Metade dos mais de 600 milhões de transações anuais realizadas com cartões no país já são feitas por meio de cartões com chip, estima o coordenador do Comitê de Segurança e Prevenção da Associação Brasileira das Empresas de Cartões de Crédito e Serviços (Abecs), Henrique Takaki. Além de estimular o mercado brasileiro a adotar plenamente o dispositivo, a entidade criou um programa para certificar os terminais de captura, baseado no padrão do Payment Card Industry Council (PCI). "Não dá para ter um equipamento que é facilmente aberto e que permite colocar um dispositivo ali que copie a trilha", diz.
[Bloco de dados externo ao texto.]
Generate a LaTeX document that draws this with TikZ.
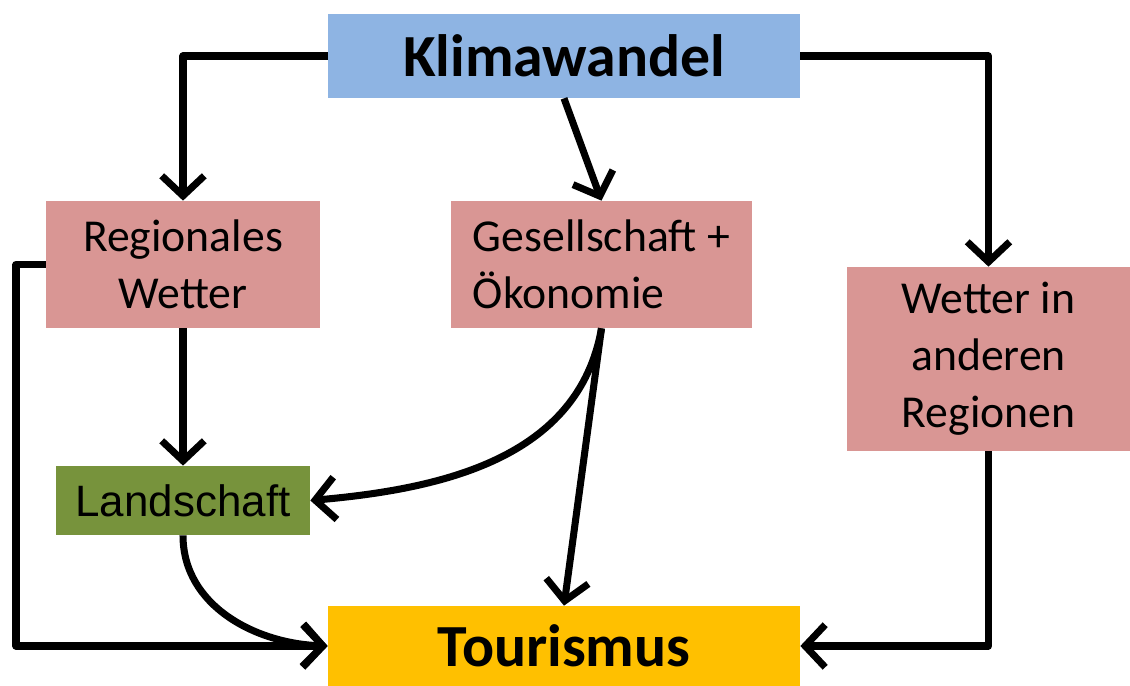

Num momento de abertura do mercado, com a entrada de novos participantes, a preocupação é ainda maior. "Nada impede que um adquirente novo compre um monte de terminais baratos da China e coloque aqui, é preciso regular isso."
Só que o chip só garante mesmo a segurança das transações presenciais. No universo da internet e das compras por telefone ainda há vulnerabilidades. Para inibir também essas práticas, os bancos têm investido nas chamadas redes neurais, ferramentas que monitoram o comportamento do consumidor e soltam o alertas de condutas suspeitas. Para cada R$ 1 investido em segurança, são evitadas fraudes equivalentes a R$ 8, diz Loyola, do Citi.
Por enquanto, só a Visa determinou mundialmente uma data para que todos os envolvidos na cadeia dos meios de pagamentos estejam adequados ao PCI. O prazo termina em 30 de setembro. Não só bancos e adquirentes terão de seguir padrões mínimos de controle, como também os varejistas, explica o diretor de operações da Cipher, Alexandre Sieira. "O mais comum é que o roubo de dados em massa ocorra nas redes de varejo, que, muitas vezes, não entendem essa segurança como parte do seu negócio."